I feel like I felt when I was working on 'Society's Implicit War'. I feel unprepared, undereducated to be doing what I'm doing, to be writing about what I'm trying to write about. It is so hard to think about politics and war and violence. I feel that I simply need to read so much more.
Today I finished reading Conquest Of Violence: The Gandhian Philosophy Of Conflict. A book from 1958 that I found very exciting and compelling. I feel it made significant contributions to the terms I am thinking in, to the analytical tools that I am working with these days.
I feel that I need far more tools, need to widen my scope, need to increase the number of terms that I have to think about things with. I want to read Hannah Arendt's essay On Violence. I suspect that will be the next thing I will read.
I also feel compelled to begin reading other people. For some reason Alain Badiou grabbed my attention today. Mr. Badiou seems to be a big name. I learned about him from Zizek. I hope to get a hold of Being And Event or some other work of his. He just seems daunting. As do many philosophers.
So then, I have to ask myself, how did I finish Society's Implicit War? How is it that I was very uncomfortable and felt the limits of my learning, yet managed to produce so much writing anyways?
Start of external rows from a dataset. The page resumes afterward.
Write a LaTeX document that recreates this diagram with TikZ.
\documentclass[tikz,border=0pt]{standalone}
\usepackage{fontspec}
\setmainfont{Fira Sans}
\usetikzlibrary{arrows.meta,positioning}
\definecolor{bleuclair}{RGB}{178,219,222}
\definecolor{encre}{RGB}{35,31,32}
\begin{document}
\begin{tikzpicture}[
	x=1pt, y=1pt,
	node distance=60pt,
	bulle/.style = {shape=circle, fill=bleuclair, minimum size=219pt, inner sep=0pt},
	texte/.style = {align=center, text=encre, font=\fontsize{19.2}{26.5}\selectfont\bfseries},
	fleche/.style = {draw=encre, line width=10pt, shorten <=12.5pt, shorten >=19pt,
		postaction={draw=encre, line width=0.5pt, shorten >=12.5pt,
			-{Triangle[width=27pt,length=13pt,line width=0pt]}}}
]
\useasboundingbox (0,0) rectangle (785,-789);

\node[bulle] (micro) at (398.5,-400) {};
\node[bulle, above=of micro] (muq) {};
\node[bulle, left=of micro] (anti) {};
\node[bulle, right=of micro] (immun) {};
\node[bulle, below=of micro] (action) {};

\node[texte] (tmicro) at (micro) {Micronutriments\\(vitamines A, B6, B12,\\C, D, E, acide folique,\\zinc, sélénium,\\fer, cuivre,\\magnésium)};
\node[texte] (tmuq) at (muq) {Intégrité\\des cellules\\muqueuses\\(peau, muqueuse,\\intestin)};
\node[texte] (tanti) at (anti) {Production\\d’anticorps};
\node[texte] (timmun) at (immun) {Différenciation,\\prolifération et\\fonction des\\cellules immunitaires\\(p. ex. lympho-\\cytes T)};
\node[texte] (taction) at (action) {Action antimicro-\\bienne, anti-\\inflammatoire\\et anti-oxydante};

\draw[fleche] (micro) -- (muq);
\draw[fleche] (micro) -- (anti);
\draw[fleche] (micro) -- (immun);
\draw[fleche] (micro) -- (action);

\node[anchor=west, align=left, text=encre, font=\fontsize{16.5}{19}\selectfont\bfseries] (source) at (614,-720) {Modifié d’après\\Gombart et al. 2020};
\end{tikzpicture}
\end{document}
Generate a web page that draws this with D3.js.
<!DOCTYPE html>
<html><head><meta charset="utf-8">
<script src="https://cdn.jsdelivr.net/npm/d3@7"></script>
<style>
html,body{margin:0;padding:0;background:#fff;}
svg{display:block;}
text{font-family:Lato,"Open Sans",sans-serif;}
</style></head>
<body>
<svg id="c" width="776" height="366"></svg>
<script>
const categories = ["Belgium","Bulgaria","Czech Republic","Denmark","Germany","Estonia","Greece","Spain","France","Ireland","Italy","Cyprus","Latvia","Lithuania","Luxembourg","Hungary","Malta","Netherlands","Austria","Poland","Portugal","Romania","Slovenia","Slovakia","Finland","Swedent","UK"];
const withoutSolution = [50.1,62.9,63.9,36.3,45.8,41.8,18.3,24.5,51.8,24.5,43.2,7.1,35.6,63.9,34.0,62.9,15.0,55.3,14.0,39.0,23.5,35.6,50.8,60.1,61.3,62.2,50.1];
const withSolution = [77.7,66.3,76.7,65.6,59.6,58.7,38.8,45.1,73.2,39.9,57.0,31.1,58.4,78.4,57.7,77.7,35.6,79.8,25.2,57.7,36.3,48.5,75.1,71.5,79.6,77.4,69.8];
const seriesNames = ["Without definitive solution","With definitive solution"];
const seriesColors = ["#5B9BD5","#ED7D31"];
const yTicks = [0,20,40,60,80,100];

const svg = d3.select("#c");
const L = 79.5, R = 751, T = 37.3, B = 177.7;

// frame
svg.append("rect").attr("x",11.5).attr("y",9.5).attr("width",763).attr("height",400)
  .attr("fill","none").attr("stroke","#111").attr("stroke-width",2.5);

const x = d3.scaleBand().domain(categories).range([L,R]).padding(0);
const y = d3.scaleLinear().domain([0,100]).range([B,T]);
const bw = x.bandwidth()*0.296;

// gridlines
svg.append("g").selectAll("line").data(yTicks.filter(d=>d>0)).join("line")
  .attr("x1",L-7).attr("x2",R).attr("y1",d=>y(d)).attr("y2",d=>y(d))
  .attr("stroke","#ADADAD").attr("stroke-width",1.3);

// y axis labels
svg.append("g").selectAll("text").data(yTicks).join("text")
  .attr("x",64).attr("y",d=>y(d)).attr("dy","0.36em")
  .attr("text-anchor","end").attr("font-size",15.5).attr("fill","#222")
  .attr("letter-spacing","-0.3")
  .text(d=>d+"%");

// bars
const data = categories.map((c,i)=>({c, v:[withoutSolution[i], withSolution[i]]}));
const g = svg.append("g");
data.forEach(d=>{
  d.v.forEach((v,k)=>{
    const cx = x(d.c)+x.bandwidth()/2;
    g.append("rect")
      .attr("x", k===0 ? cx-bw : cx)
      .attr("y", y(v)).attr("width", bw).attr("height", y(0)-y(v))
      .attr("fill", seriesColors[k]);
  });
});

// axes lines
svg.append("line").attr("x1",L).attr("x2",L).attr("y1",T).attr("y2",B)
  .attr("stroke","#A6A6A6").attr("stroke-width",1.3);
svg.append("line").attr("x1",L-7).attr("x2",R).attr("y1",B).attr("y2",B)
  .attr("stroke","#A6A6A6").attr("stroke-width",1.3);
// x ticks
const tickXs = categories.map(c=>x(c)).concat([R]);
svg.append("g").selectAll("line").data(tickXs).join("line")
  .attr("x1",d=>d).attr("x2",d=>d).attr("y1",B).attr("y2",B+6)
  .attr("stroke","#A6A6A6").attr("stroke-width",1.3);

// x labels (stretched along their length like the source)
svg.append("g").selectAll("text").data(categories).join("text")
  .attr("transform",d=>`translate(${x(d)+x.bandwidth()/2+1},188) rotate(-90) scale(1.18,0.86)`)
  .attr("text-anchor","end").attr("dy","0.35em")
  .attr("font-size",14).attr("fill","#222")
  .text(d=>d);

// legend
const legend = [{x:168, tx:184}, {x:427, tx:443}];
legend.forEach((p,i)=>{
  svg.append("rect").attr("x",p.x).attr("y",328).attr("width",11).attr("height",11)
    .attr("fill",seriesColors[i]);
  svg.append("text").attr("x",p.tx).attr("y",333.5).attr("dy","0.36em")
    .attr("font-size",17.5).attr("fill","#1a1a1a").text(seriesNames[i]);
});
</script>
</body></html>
I was able to finish SIW because I accepted Foucault's terminology as a given, pulled out some of its implications, and wasn't afraid to let my abstraction go wild. It doesn't matter if what I wrote is wrong, or is too abstract, the exercise is to ground myself in certain terminology and feel it out. To genuinely learn what someone means and to try and think like them. In SIW I was trying to learn to think like Foucault thought in Discipline & Punish. But I was also trying to tie it to other things.
Basically, I'm saying 'Don't worry Riley, let you abstraction carry you away, ground yourself in some terminology and pull their implications'.
I will, of course, continue to expand my vocabulary, continue to expand my conceptual apparatus.
But the important thing I need to recognize right now is this: I shouldn't let my fears about the inadequacy of my conceptual apparatus prevent me from exploring ideas with the tools I currently have at hand. Don't stop learning.